I think the opposite is actually the case- the young millennials without a college education are indeed unemployed at an alarming rate, but even the college educated millennials are struggling. Those who could not make it in college (no do-overs) revert to the halcyon epoch of their childhood when playing video games was a source of "good feelings" since they could WIN with little effort. Their past-time as a youth becomes a psychological crutch for their failures in real life as an adult. Their social ineptitude manifest by a generation texting instead of actually talking, created a large group of misfits for the current job market, that for the most part relies on traditional forms of communication. Their "friends" are video sobriquets that they will never meet and live thousands of miles away, likely to pop out of their lives when the "friends" acquire a real job or when their video account runs out.
Unlike in European countries where trades are lauded equally to college, the millennials have no such fall back position since the solitary focus of the secondary education system in the US is to create attendees at college, not plumbers and electricians who are viewed as subhuman by educators. So, lacking the capability to fit into college and with no fall back position, the millennials slip back into what is comfortable- their gaming skills. These skills at least allow them some strokes that they would not get working as a convenience store clerk at age 25. Their mothers speak in whispers about their job to others when asked "where is Johnny working". The jobs they actually do land are typically quite transient, since millennials see a dead end job as the dead end job it is, and would rather live at home without having to support themselves, with no prospects for the future, and only a vague sense of wanting to be happy as the solitary goal in life. Industry, creation, work ethics, and long term concrete goals remain foreign to millennials as a group, since their focus is quite different from past generations.
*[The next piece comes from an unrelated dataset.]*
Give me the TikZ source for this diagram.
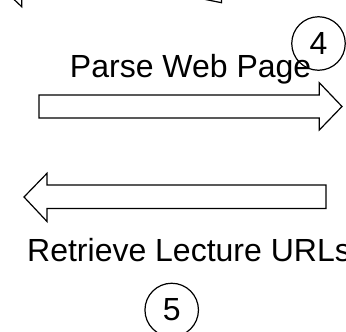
\documentclass[tikz,border=0pt]{standalone}
\usepackage{fontspec}
\setmainfont{Liberation Sans}
\begin{document}
\begin{tikzpicture}[x=1pt,y=-1pt,
  outline/.style={draw=black,line width=1.2pt,line join=miter},
  label/.style={inner sep=0pt,anchor=base west,font=\fontsize{32}{36}\selectfont},
  stepnum/.style={circle,draw=black,line width=1.2pt,minimum size=53.5pt,inner sep=0pt,font=\fontsize{32}{36}\selectfont}]
\useasboundingbox (0,0) rectangle (346,332);
\clip (0,0) rectangle (346,332);
% cropped fragments at top
\draw[outline] (13.5,-1) -- (21.7,6.7) -- (21.7,-1);
\draw[outline] (203,-1) -- (221.5,2.7) -- (221.5,-1);
% step 4
\node[stepnum] (four) at (318.5,43.5) {4};
\node[label] (parse) at (69.8,77) {Parse Web Page};
% right arrow
\draw[outline] (39,95) -- (319.3,95) -- (319.3,82.7) -- (342,106.5) -- (319.3,130) -- (319.3,118) -- (39,118) -- cycle;
% left arrow
\draw[outline] (326,185) -- (47,185) -- (47,173.3) -- (24,197) -- (47,221.5) -- (47,208.5) -- (326,208.5) -- cycle;
% step 5
\node[label] (retrieve) at (27,261.7) {Retrieve Lecture URLs};
\node[stepnum] (five) at (171.7,310) {5};
\end{tikzpicture}
\end{document}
Getting a job, saving money, building a financially stable life is not nearly as important as finishing Halo 1-5 on Legendary mode.
So we can't blame the millennials for all the problems they face, but wouldn't it have been interesting had they not been given 3 do-overs on those classroom tests, or given extra credit for going to the theater to watch a non-sequitur movie for a class, or for just once, not have been given any one of their entire collection of participation trophies? The world might be a different place.